Soy una lectora muy ecléctica y leo de todo, excepto ensayo, de lo que no me enorgullezco. No me gusta, me desconcentro y mi mente divaga como la Homero Simpson.
— ¿Cuál fue el mayor desafío en tu carrera?
— Escribir novela.
— ¿Qué es lo que más disfrutás de su profesión?
— El respeto. Y viajar. Ser escritora es muy divertido, lástima que haya que escribir para lograrlo. Escribir da tanto trabajo…
— ¿Cuál considerás que es la situación de la literatura argentina actual?

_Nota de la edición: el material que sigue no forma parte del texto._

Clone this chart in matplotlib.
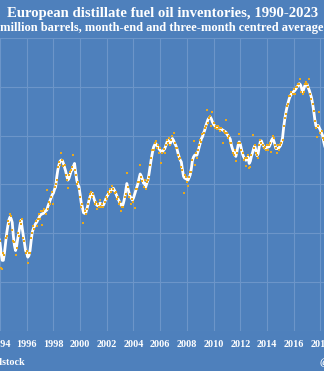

— Muy interesante, más que nunca. Hay muchísimos autores nuevos muy valiosos. Por ejemplo, Samanta Schweblin, genia del cuento, que acaba de publicar Pájaros en la boca. Gabriela Cabezón Cámara. Hernán Vanoli, otro cuentista al que premié sin saberlo en dos concursos. Selva Almada (genia total). Leonardo Oyola, siempre impredecible. El gran Hernán Ronsino. Gabriel Bellomo, exquisito si los hay. Germán Maggiore, Vera Giacone, Valeria Tentoni… Son tantos… pero además, ¡hay tantos que no leí! No se puede estar al tanto de todo lo que se publica. ¡Ya estoy en edad de retirarme a leer los clásicos! (No digo releer porque, caramba, ¡también hay tantos que no leí!).
No hay actividad más secreta, impredecible y misteriosa que la lectura. El lector habitual de literatura es peligroso: se vuelve más tolerante, más abierto, menos dogmático, más dispuesto a utilizar su propio criterio en cada ocasión, menos fácil de manejar.
— ¿Hay alguna temática sobre la que quisieras escribir en proyectos futuros que no hayas profundizado aún?
— Muchas. Pero hasta que no se profundiza, no se sabe. Se puede creer que uno va a escribir acerca de cierto tema y en el trabajo te descubrís escribiendo cualquier otra cosa.
— Por último, ¿un autor favorito?
— Mi autor preferido no está en el pasado sino en el futuro y sigo leyendo para encontrarlo. Tengo una larguísima lista de «el mejor libro», que debe tener ya unos quinientos títulos.